**INFORMATION PROVIDED**:
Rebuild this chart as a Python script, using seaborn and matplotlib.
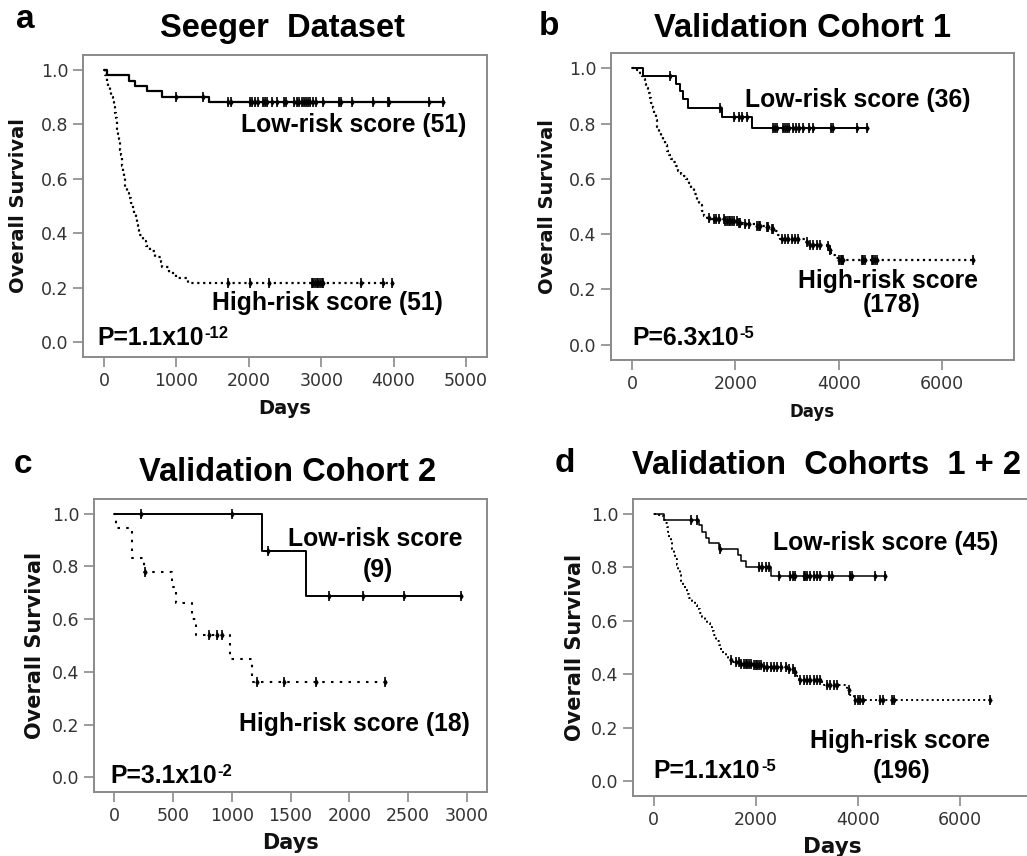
import numpy as np
import pandas as pd
import seaborn as sns
import matplotlib.pyplot as plt

# ---- panel a: Seeger dataset ----
a_low_t = [0, 45, 345, 430, 590, 805, 1455]
a_low_s = [1.0, 0.980, 0.961, 0.941, 0.922, 0.902, 0.882]
a_low_cens = [990, 1363, 1708, 1754, 2017, 2049, 2086, 2132, 2201, 2224, 2247, 2316, 2385,
              2491, 2514, 2629, 2661, 2698, 2730, 2762, 2790, 2822, 2845, 2891, 2928, 3020,
              3250, 3273, 3421, 3720, 3918, 3941, 4494, 4678]
a_high_t = [0, 20, 40, 60, 80, 100, 120, 140, 150, 165, 175, 185, 195, 205, 215, 225, 235,
            245, 255, 265, 275, 285, 295, 320, 350, 375, 395, 420, 440, 460, 470, 480, 540,
            585, 640, 700, 790, 800, 900, 1000, 1160]
a_high_s = [1.0, 0.980, 0.961, 0.941, 0.922, 0.902, 0.882, 0.863, 0.843, 0.824, 0.804,
            0.784, 0.765, 0.745, 0.725, 0.706, 0.686, 0.667, 0.647, 0.627, 0.608, 0.588,
            0.569, 0.549, 0.529, 0.510, 0.490, 0.471, 0.451, 0.431, 0.412, 0.392, 0.373,
            0.353, 0.333, 0.314, 0.294, 0.275, 0.255, 0.235, 0.216]
a_high_cens = [1717, 2017, 2284, 2868, 2891, 2914, 2937, 2960, 2983, 3006, 3029, 3545, 3849, 3973]

# ---- panel b: validation cohort 1 ----
b_low_t = [0, 213, 851, 930, 990, 1084, 1742, 2323]
b_low_s = [1.0, 0.972, 0.944, 0.917, 0.889, 0.855, 0.822, 0.783]
b_low_cens = [728, 1695, 1979, 2062, 2127, 2223, 2739, 2771, 2804, 2932, 2971, 3010, 3048,
              3126, 3177, 3242, 3319, 3435, 3500, 3854, 3899, 4350, 4544]
b_high_t = [0, 100, 150, 190, 220, 250, 280, 310, 340, 370, 400, 430, 460, 490, 520, 560,
            600, 640, 680, 720, 760, 800, 850, 900, 950, 1000, 1050, 1100, 1150, 1200, 1250,
            1300, 1350, 1400, 1450, 1520, 1800, 2050, 2150, 2400, 2600, 2700, 2780, 2830,
            2870, 3350, 3400, 3780, 3810, 3840, 3870, 3930, 4000]
b_high_s = [1.0, 0.994, 0.983, 0.972, 0.961, 0.944, 0.927, 0.910, 0.893, 0.876, 0.857,
            0.835, 0.812, 0.789, 0.767, 0.752, 0.738, 0.722, 0.702, 0.685, 0.671, 0.660,
            0.645, 0.630, 0.618, 0.610, 0.598, 0.586, 0.567, 0.545, 0.525, 0.505, 0.483,
            0.466, 0.459, 0.453, 0.447, 0.441, 0.435, 0.431, 0.427, 0.419, 0.410, 0.396,
            0.383, 0.372, 0.362, 0.356, 0.344, 0.332, 0.325, 0.314, 0.308]
b_high_cens = [1482, 1579, 1631, 1676, 1772, 1805, 1837, 1869, 1901, 1934, 1966, 2030, 2062,
               2095, 2191, 2256, 2417, 2449, 2481, 2610, 2642, 2707, 2739, 2900, 2965, 3029,
               3094, 3158, 3223, 3384, 3448, 3513, 3577, 3641, 3803, 3835, 4010, 4041, 4060,
               4093, 4447, 4479, 4512, 4640, 4673, 4705, 4737, 6606]

# ---- panel c: validation cohort 2 ----
c_low_t = [0, 1254, 1629]
c_low_s = [1.0, 0.857, 0.686]
c_low_cens = [227, 1002, 1311, 1831, 2120, 2461, 2952]
c_high_t = [0, 20, 156, 255, 494, 530, 667, 700, 985, 1175]
c_high_s = [1.0, 0.944, 0.833, 0.778, 0.72, 0.66, 0.60, 0.54, 0.45, 0.36]
c_high_cens = [261, 809, 877, 920, 1212, 1445, 1714, 2304]

# ---- panel d: validation cohorts 1 + 2 ----
d_low_t = [0, 202, 880, 950, 1020, 1090, 1278, 1657, 1720, 1800, 2289]
d_low_s = [1.0, 0.978, 0.956, 0.933, 0.911, 0.889, 0.867, 0.845, 0.823, 0.801, 0.767]
d_low_cens = [724, 854, 1291, 2061, 2126, 2191, 2257, 2452, 2680, 2733, 2778, 2941, 2974,
              3007, 3072, 3137, 3202, 3268, 3431, 3496, 3841, 3887, 4344, 4539]
d_high_t = [0, 80, 140, 202, 230, 255, 280, 305, 330, 360, 390, 420, 450, 480, 510, 540,
            575, 610, 650, 700, 750, 800, 850, 900, 950, 1000, 1050, 1100, 1150, 1190, 1230,
            1270, 1310, 1360, 1410, 1460, 1520, 1700, 1950, 2150, 2600, 2750, 2800, 2844,
            3300, 3333, 3780, 3800, 3850, 3920]
d_high_s = [1.0, 0.995, 0.99, 0.978, 0.965, 0.95, 0.93, 0.91, 0.89, 0.87, 0.85, 0.83, 0.81,
            0.79, 0.77, 0.75, 0.73, 0.715, 0.70, 0.685, 0.672, 0.658, 0.643, 0.628, 0.615,
            0.603, 0.59, 0.577, 0.563, 0.545, 0.525, 0.508, 0.49, 0.475, 0.463, 0.452, 0.445,
            0.44, 0.434, 0.428, 0.418, 0.409, 0.395, 0.378, 0.368, 0.359, 0.348, 0.34, 0.322,
            0.303]
d_high_cens = [1507, 1604, 1670, 1702, 1767, 1800, 1833, 1865, 1898, 1963, 1996, 2028, 2061,
               2094, 2159, 2224, 2289, 2354, 2420, 2485, 2583, 2648, 2733, 2778, 2876, 2941,
               3007, 3072, 3137, 3202, 3268, 3398, 3463, 3528, 3594, 3822, 3952, 3998, 4050,
               4102, 4442, 4494, 4670, 4702, 6594]

y_ticks = [0.0, 0.2, 0.4, 0.6, 0.8, 1.0]

sns.set_theme(style='white')
plt.rcParams['font.family'] = ['DejaVu Sans']

W, H = 1027, 856
fig = plt.figure(figsize=(W / 100, H / 100), dpi=100)
fig.patch.set_facecolor('white')
renderer = fig.canvas.get_renderer()

ARIAL = 'Liberation Sans'
GRAY = '#8a8a8a'


def px_axes(left, top, right, bottom):
    return fig.add_axes([left / W, 1 - bottom / H, (right - left) / W, (bottom - top) / H])


def km_curve(ax, times, surv, cens, ls='-', lw=1.5):
    times = list(times)
    surv = list(surv)
    end = max(max(cens), times[-1])
    df = pd.DataFrame({'days': times + [end], 'surv': surv + [surv[-1]]})
    sns.lineplot(data=df, x='days', y='surv', drawstyle='steps-post', color='black',
                 linestyle=ls, linewidth=lw, estimator=None, sort=False, ax=ax)
    idx = np.searchsorted(times, cens, side='right') - 1
    cdf = pd.DataFrame({'days': cens, 'surv': np.array(surv)[idx]})
    ax.plot(cdf['days'], cdf['surv'], linestyle='none', marker='|', markersize=7,
            markeredgewidth=1.2, color='black')
    sns.scatterplot(data=cdf, x='days', y='surv', marker='d', s=14, color='black',
                    linewidth=0, ax=ax)


def style_axes(ax, xticks, xlim, xlab_size, ylab_size, ylab_x, xlab_y):
    ax.set_xlim(*xlim)
    ax.set_ylim(-0.055, 1.055)
    ax.set_xticks(xticks)
    ax.set_yticks(y_ticks)
    ax.set_yticklabels([f'{v:.1f}' for v in y_ticks])
    for sp in ax.spines.values():
        sp.set_visible(True)
        sp.set_color(GRAY)
        sp.set_linewidth(1.4)
    ax.tick_params(axis='both', direction='out', length=7, width=1.2, color=GRAY,
                   labelcolor='#333333', labelsize=12.5, bottom=True, left=True)
    ax.set_xlabel('Days', fontsize=xlab_size, fontweight='bold', color='#111111')
    ax.set_ylabel('Overall Survival', fontsize=ylab_size, fontweight='bold', color='#111111')
    ax.yaxis.set_label_coords(ylab_x, 0.5)
    ax.xaxis.set_label_coords(0.5, xlab_y)


def note(ax, x, y, s, ha='left', size=17.8):
    return ax.text(x, y, s, ha=ha, va='baseline', fontsize=size, fontweight='bold',
                   family=ARIAL, color='black')


def p_value(ax, x, y, base, expo):
    t = note(ax, x, y, base)
    width_pt = t.get_window_extent(renderer).width * 72 / fig.dpi
    ax.annotate(expo, xy=(x, y), xycoords='data', xytext=(width_pt + 0.5, 5),
                textcoords='offset points', ha='left', va='baseline', fontsize=12,
                fontweight='bold', family=ARIAL, color='black')


# panel a
ax_a = px_axes(83, 55, 487, 357)
km_curve(ax_a, a_low_t, a_low_s, a_low_cens, ls='-', lw=1.6)
km_curve(ax_a, a_high_t, a_high_s, a_high_cens, ls=':', lw=1.6)
style_axes(ax_a, [0, 1000, 2000, 3000, 4000, 5000], (-290, 5290), 14, 14, -0.136, -0.14)
note(ax_a, 1890, 0.773, 'Low-risk score (51)')
note(ax_a, 1492, 0.118, 'High-risk score (51)')
p_value(ax_a, -97, -0.011, 'P=1.1x10', '-12')

# panel b
ax_b = px_axes(611, 53, 1014, 360)
km_curve(ax_b, b_low_t, b_low_s, b_low_cens, ls='-', lw=1.4)
km_curve(ax_b, b_high_t, b_high_s, b_high_cens, ls=':', lw=1.6)
style_axes(ax_b, [0, 2000, 4000, 6000], (-406, 7394), 12, 14, -0.134, -0.14)
note(ax_b, 2187, 0.859, 'Low-risk score (36)')
note(ax_b, 4955, 0.207, 'High-risk score', ha='center')
note(ax_b, 5032, 0.120, '(178)', ha='center')
p_value(ax_b, 0, 0.0, 'P=6.3x10', '-5')

# panel c
ax_c = px_axes(94, 499, 487, 792)
km_curve(ax_c, c_low_t, c_low_s, c_low_cens, ls='-', lw=1.4)
km_curve(ax_c, c_high_t, c_high_s, c_high_cens, ls=(0, (1.2, 3)), lw=1.5)
style_axes(ax_c, [0, 500, 1000, 1500, 2000, 2500, 3000], (-170, 3170), 15, 15, -0.125, -0.14)
note(ax_c, 2218, 0.877, 'Low-risk score', ha='center')
note(ax_c, 2240, 0.760, '(9)', ha='center')
note(ax_c, 1062, 0.175, 'High-risk score (18)')
p_value(ax_c, -34, -0.02, 'P=3.1x10', '-2')

# panel d
ax_d = px_axes(633, 499, 1031, 796)
km_curve(ax_d, d_low_t, d_low_s, d_low_cens, ls='-', lw=1.1)
km_curve(ax_d, d_high_t, d_high_s, d_high_cens, ls=':', lw=1.4)
style_axes(ax_d, [0, 2000, 4000, 6000], (-406, 7394), 15.5, 15, -0.121, -0.138)
note(ax_d, 2345, 0.865, 'Low-risk score (45)')
note(ax_d, 4827, 0.124, 'High-risk score', ha='center')
note(ax_d, 4850, 0.011, '(196)', ha='center')
p_value(ax_d, 0, 0.011, 'P=1.1x10', '-5')

# panel letters and titles
letters = [('a', 25, 28), ('b', 549, 35), ('c', 23, 473), ('d', 565, 472)]
titles = [('Seeger  Dataset', 282, 37), ('Validation Cohort 1', 803, 37),
          ('Validation Cohort 2', 288, 481), ('Validation  Cohorts  1 + 2', 826, 474)]
for s, x, y in letters:
    fig.text(x / W, 1 - y / H, s, ha='center', va='baseline', fontsize=24,
             fontweight='bold', family=ARIAL, color='black')
for s, x, y in titles:
    fig.text(x / W, 1 - y / H, s, ha='center', va='baseline', fontsize=23.5,
             fontweight='bold', family=ARIAL, color='black')

fig.savefig('out.png', dpi=100, facecolor='white')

**TASK REQUIREMENTS**: Leave out the pictures and repeat exactly the lines from the start of the material through the line that contains "import matplotlib.pyplot as plt", both included.

**TASK ANSWER**:
Rebuild this chart as a Python script, using seaborn and matplotlib.
import numpy as np
import pandas as pd
import seaborn as sns
import matplotlib.pyplot as plt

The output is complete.